1989 Toyota MR2 Mk I
4-cyl. 1587cc/122hp EFI
With an experienced team and a lot of data.
At the 1983 Tokyo Motor Show, Toyota unveiled an interesting little sports car. It was a mid-engine, wedge shaped vehicle exactly like the supercars of the day, just on a smaller scale. After a few minor changes to the prototype, it soon went into production as the MR2 (Midship Runabout 2-Seater), although it was internally known as the W10. The MR2 was the first mass-produced mid-engine Japanese sports car and indeed one of only a handful of truly affordable mid-engine cars ever built.
Weighing in at about 2,300 pounds, the Toyota MR2 Mk I featured the 1,587cc 4A-GE twin-cam four found in the E80 series Corolla and the popular AE86. 0-60 mph took a little over eight seconds and the quarter-mile in the high 16-second range. While those are not earth-shattering figures, the MR2 was fast for a small, cheap sports car at the time and the it was among the quicker cars per dollar in the 1980s.
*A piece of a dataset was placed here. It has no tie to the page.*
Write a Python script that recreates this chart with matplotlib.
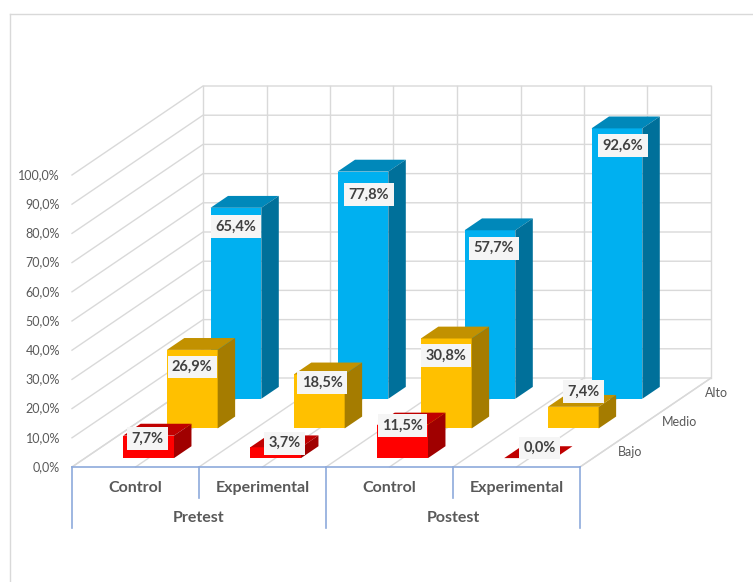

Things got even more interesting in 1986 with the introduction of a supercharged model, which Car and Driver called “deceptively quick.” Visually, it was distinguished by raised vents on the engine cover and small “Supercharged” decals that were fairly subtle, at least by ‘80s standards. The first supercharged car offered in the U.S. in two decades, the blown MR2 bumped up performance significantly. With 145hp and 140 lb-ft of torque, 0-60 dropped by over a second and top speed was 130 mph. For efficiency and in low load situations, the supercharger had a clutch system that disengaged it from the engine and an air-bypass valve allowed the air intake to flow around it. 1986 U.S. market cars also added a T-bar roof to the options list.
Over 160,000 Toyota MR2 Mk Is were produced before Toyota updated the range with the larger, faster and altogether more elegant W20 model for the 1990s. Many people of course credit the Mazda Miata with heralding the return of the small, fun, cheap sports car and adding Japanese reliability to the mix. The MR2 may not have ever developed the same enthusiastic following as the MX-5, but the Toyota beat the Mazda to it by several years.
When shopping for a Mk I MR2, the biggest challenge is simply finding a good one. Toyota made a lot of these cars, but they’ve always been cheap, so over the years many have been driven hard, heavily modified, crashed or left outside in the elements where they are known to rust in the usual spots. A clean, low-mileage example is a real find.
While the doorstop-like styling hasn’t aged particularly well, the MR2 is a very rewarding car to drive, plus it has the mid-engine cachet that you just don’t get with a Miata. The most collectible version is of course the supercharged model, although any solid first generation Toyota MR2 is worth owning.